Elizabeth Warren stated that Obama had failed to enforce laws against big corporations and their executives. She further went on to write in her op-ed in the New York Times that the President had also failed to urge presidential candidates to address this issue in more detail.
The Senator for Massachusetts wrote about Wall Street’s excess and that the President had failed to enforce laws for large enterprises.
The Senator wrote “The administration’s record on enforcement falls short — and federal enforcement of laws that already exist has received far too little attention on the campaign trail,….In a single year, in case after case, across many sectors of the economy, federal agencies caught big companies breaking the law — defrauding taxpayers, covering up deadly safety problems, even precipitating the financial collapse in 2008 — and let them off the hook with barely a slap on the wrist. Often, companies paid meager fines, which some will try to write off as a tax deduction.”
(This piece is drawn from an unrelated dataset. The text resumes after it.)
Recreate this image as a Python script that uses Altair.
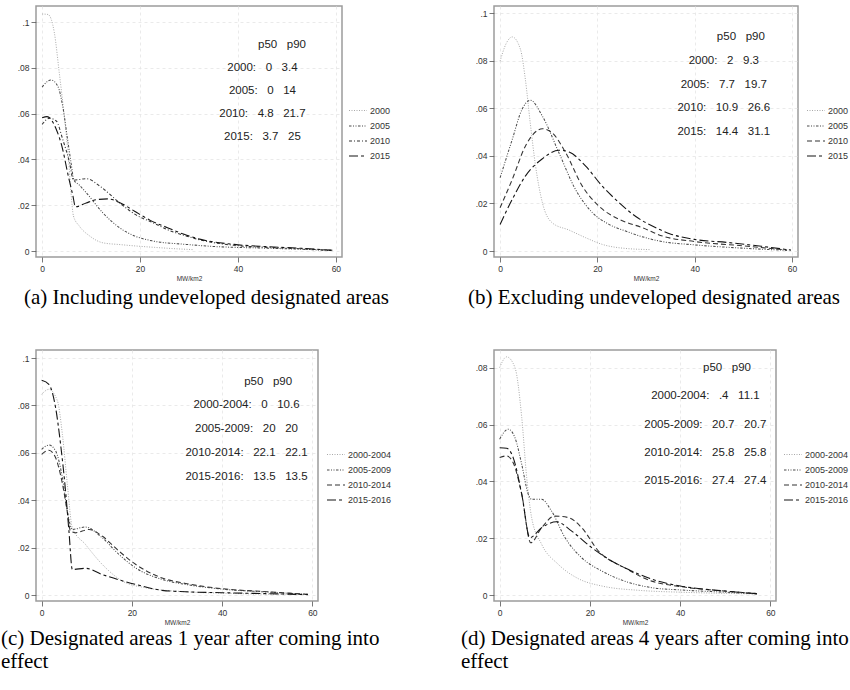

Warren Named the following companies who in her opinion received light punishments , they included Education Management Corp, a for-profit college; drug company Novartis; JPMorgan Chase; and Massey Energy.
She however went on to credit agencies such as The Environmental Protection Agency (who was her former employer) and the Consumer Financial Protection Bureau for their aggressive approach in this regard.
She ended by writing the following “Presidents don’t control most day-to-day enforcement decisions, but they do nominate the heads of all the agencies, and these choices make all the difference,”.